*What the task asks:* Leaving out the pictures, retype all the material exactly.

-- BEGIN Supplied information --

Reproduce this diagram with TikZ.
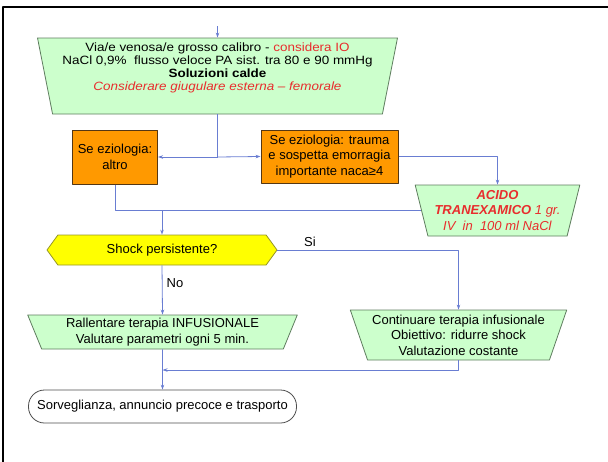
\documentclass[tikz,border=0pt]{standalone}
\usepackage{fontspec}
\setmainfont{Liberation Sans}
\newfontfamily\widefont[Ligatures=TeX,FakeStretch=1.12]{Liberation Sans}
\usetikzlibrary{shapes.geometric,shapes.symbols,arrows.meta}

\definecolor{boxgreen}{RGB}{204,255,204}
\definecolor{edgegreen}{RGB}{95,125,95}
\definecolor{boxorange}{RGB}{255,153,0}
\definecolor{edgeorange}{RGB}{85,55,20}
\definecolor{boxyellow}{RGB}{255,255,0}
\definecolor{edgeyellow}{RGB}{150,150,40}
\definecolor{flowblue}{RGB}{105,125,210}
\definecolor{txtred}{RGB}{232,45,45}

\begin{document}
\begin{tikzpicture}[x=1pt,y=-1pt,line join=round,
  every node/.style={font=\fontsize{13}{15.5}\selectfont,inner sep=0pt,align=center},
  greenbox/.style={trapezium,trapezium stretches=true,draw=edgegreen,fill=boxgreen,line width=0.8pt},
  orangebox/.style={rectangle,draw=edgeorange,fill=boxorange,line width=1pt},
  askbox/.style={signal,signal to=west and east,draw=edgeyellow,fill=boxyellow,line width=0.8pt},
  endbox/.style={rectangle,rounded corners=16pt,draw=black!70,line width=0.8pt},
  flow/.style={draw=flowblue,line width=0.8pt},
  flowarrow/.style={flow,-{Stealth[length=5pt,width=3.5pt]}}]

  % page size and the black frame (open to the right and bottom)
  \useasboundingbox (0,0) rectangle (608,461);
  \draw[line width=2pt] (3,470) -- (3,7) -- (615,7);

  % 1) first step: venous access and fluids
  % (text is set a bit wider here, and sits in the upper part)
  \node[greenbox,trapezium left angle=102,trapezium right angle=102,
        minimum width=361,minimum height=76,
        font=\widefont\fontsize{12}{13}\selectfont] (venosa) at (217.5,76)
    {Via/e venosa/e grosso calibro - {\color{txtred}considera IO}\\
     NaCl 0,9\%~ flusso veloce PA sist. tra 80 e 90 mmHg\\
     \textbf{Soluzioni calde}\\
     {\color{txtred}\itshape Considerare giugulare esterna – femorale}\\[6pt]
     \mbox{}};
  \coordinate (start) at (217.5,26);

  % 2) the two aetiologies
  \node[orangebox,minimum width=85,minimum height=54] (altro) at (115,157)
    {Se eziologia:\\altro};
  \node[orangebox,minimum width=137,minimum height=53] (trauma) at (329.5,156.5)
    {Se eziologia: trauma\\e sospetta emorragia\\importante naca≥4};
  \node[greenbox,trapezium left angle=106,trapezium right angle=106,
        minimum width=165,minimum height=51] (acido) at (497.5,210.5)
    {\color{txtred}\textbf{\textit{ACIDO}}\\
     \color{txtred}\textbf{\textit{TRANEXAMICO}} \textit{1 gr.}\\
     \color{txtred}\textit{IV~ in~ 100 ml NaCl}};

  % 3) decision
  \node[askbox,signal pointer angle=108,minimum width=230,minimum height=30] (shock) at (162,250)
    {Shock persistente?};

  % 4) the two outcomes
  \node[greenbox,trapezium left angle=112,trapezium right angle=112,
        minimum width=270,minimum height=34] (rallenta) at (162.5,332)
    {Rallentare terapia INFUSIONALE\\Valutare parametri ogni 5 min.};
  \node[greenbox,trapezium left angle=112,trapezium right angle=112,
        minimum width=217,minimum height=50] (continua) at (458.5,335)
    {Continuare terapia infusionale\\Obiettivo: ridurre shock\\Valutazione costante};

  % 5) end
  \node[endbox,minimum width=268,minimum height=33] (fine) at (162.5,406.5)
    {Sorveglianza, annuncio precoce e trasporto};

  % connectors
  \coordinate (split) at (venosa.south |- altro.east);
  \coordinate (join) at (shock.north |- acido.west);
  \coordinate (merge) at (462,370);
  \draw[flowarrow] (start) -- (venosa.north);
  \draw[flow] (venosa.south) -- (split);
  \draw[flowarrow] (split) -- (altro.east);
  \draw[flowarrow] (split) -- (trauma.west);
  \draw[flowarrow] (trauma.east) -| (acido.north);
  \draw[flow] (altro.south) |- (acido.west);
  \draw[flowarrow] (join) -- (shock.north);
  \draw[flowarrow] (shock.east) -| (continua.north);
  \draw[flowarrow] (shock.south) -- (rallenta.north);
  \draw[flowarrow] (continua.south) |- (rallenta.south |- merge);
  \draw[flowarrow] (rallenta.south) -- (fine.north);

  % branch labels
  \node (si) at (310,242) {Si};
  \node (no) at (175,283) {No};
\end{tikzpicture}
\end{document}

-- END Supplied information --

*Task output:*
Reproduce this diagram with TikZ.
\documentclass[tikz,border=0pt]{standalone}
\usepackage{fontspec}
\setmainfont{Liberation Sans}
\newfontfamily\widefont[Ligatures=TeX,FakeStretch=1.12]{Liberation Sans}
\usetikzlibrary{shapes.geometric,shapes.symbols,arrows.meta}

\definecolor{boxgreen}{RGB}{204,255,204}
\definecolor{edgegreen}{RGB}{95,125,95}
\definecolor{boxorange}{RGB}{255,153,0}
\definecolor{edgeorange}{RGB}{85,55,20}
\definecolor{boxyellow}{RGB}{255,255,0}
\definecolor{edgeyellow}{RGB}{150,150,40}
\definecolor{flowblue}{RGB}{105,125,210}
\definecolor{txtred}{RGB}{232,45,45}

\begin{document}
\begin{tikzpicture}[x=1pt,y=-1pt,line join=round,
  every node/.style={font=\fontsize{13}{15.5}\selectfont,inner sep=0pt,align=center},
  greenbox/.style={trapezium,trapezium stretches=true,draw=edgegreen,fill=boxgreen,line width=0.8pt},
  orangebox/.style={rectangle,draw=edgeorange,fill=boxorange,line width=1pt},
  askbox/.style={signal,signal to=west and east,draw=edgeyellow,fill=boxyellow,line width=0.8pt},
  endbox/.style={rectangle,rounded corners=16pt,draw=black!70,line width=0.8pt},
  flow/.style={draw=flowblue,line width=0.8pt},
  flowarrow/.style={flow,-{Stealth[length=5pt,width=3.5pt]}}]

  % page size and the black frame (open to the right and bottom)
  \useasboundingbox (0,0) rectangle (608,461);
  \draw[line width=2pt] (3,470) -- (3,7) -- (615,7);

  % 1) first step: venous access and fluids
  % (text is set a bit wider here, and sits in the upper part)
  \node[greenbox,trapezium left angle=102,trapezium right angle=102,
        minimum width=361,minimum height=76,
        font=\widefont\fontsize{12}{13}\selectfont] (venosa) at (217.5,76)
    {Via/e venosa/e grosso calibro - {\color{txtred}considera IO}\\
     NaCl 0,9\%~ flusso veloce PA sist. tra 80 e 90 mmHg\\
     \textbf{Soluzioni calde}\\
     {\color{txtred}\itshape Considerare giugulare esterna – femorale}\\[6pt]
     \mbox{}};
  \coordinate (start) at (217.5,26);

  % 2) the two aetiologies
  \node[orangebox,minimum width=85,minimum height=54] (altro) at (115,157)
    {Se eziologia:\\altro};
  \node[orangebox,minimum width=137,minimum height=53] (trauma) at (329.5,156.5)
    {Se eziologia: trauma\\e sospetta emorragia\\importante naca≥4};
  \node[greenbox,trapezium left angle=106,trapezium right angle=106,
        minimum width=165,minimum height=51] (acido) at (497.5,210.5)
    {\color{txtred}\textbf{\textit{ACIDO}}\\
     \color{txtred}\textbf{\textit{TRANEXAMICO}} \textit{1 gr.}\\
     \color{txtred}\textit{IV~ in~ 100 ml NaCl}};

  % 3) decision
  \node[askbox,signal pointer angle=108,minimum width=230,minimum height=30] (shock) at (162,250)
    {Shock persistente?};

  % 4) the two outcomes
  \node[greenbox,trapezium left angle=112,trapezium right angle=112,
        minimum width=270,minimum height=34] (rallenta) at (162.5,332)
    {Rallentare terapia INFUSIONALE\\Valutare parametri ogni 5 min.};
  \node[greenbox,trapezium left angle=112,trapezium right angle=112,
        minimum width=217,minimum height=50] (continua) at (458.5,335)
    {Continuare terapia infusionale\\Obiettivo: ridurre shock\\Valutazione costante};

  % 5) end
  \node[endbox,minimum width=268,minimum height=33] (fine) at (162.5,406.5)
    {Sorveglianza, annuncio precoce e trasporto};

  % connectors
  \coordinate (split) at (venosa.south |- altro.east);
  \coordinate (join) at (shock.north |- acido.west);
  \coordinate (merge) at (462,370);
  \draw[flowarrow] (start) -- (venosa.north);
  \draw[flow] (venosa.south) -- (split);
  \draw[flowarrow] (split) -- (altro.east);
  \draw[flowarrow] (split) -- (trauma.west);
  \draw[flowarrow] (trauma.east) -| (acido.north);
  \draw[flow] (altro.south) |- (acido.west);
  \draw[flowarrow] (join) -- (shock.north);
  \draw[flowarrow] (shock.east) -| (continua.north);
  \draw[flowarrow] (shock.south) -- (rallenta.north);
  \draw[flowarrow] (continua.south) |- (rallenta.south |- merge);
  \draw[flowarrow] (rallenta.south) -- (fine.north);

  % branch labels
  \node (si) at (310,242) {Si};
  \node (no) at (175,283) {No};
\end{tikzpicture}
\end{document}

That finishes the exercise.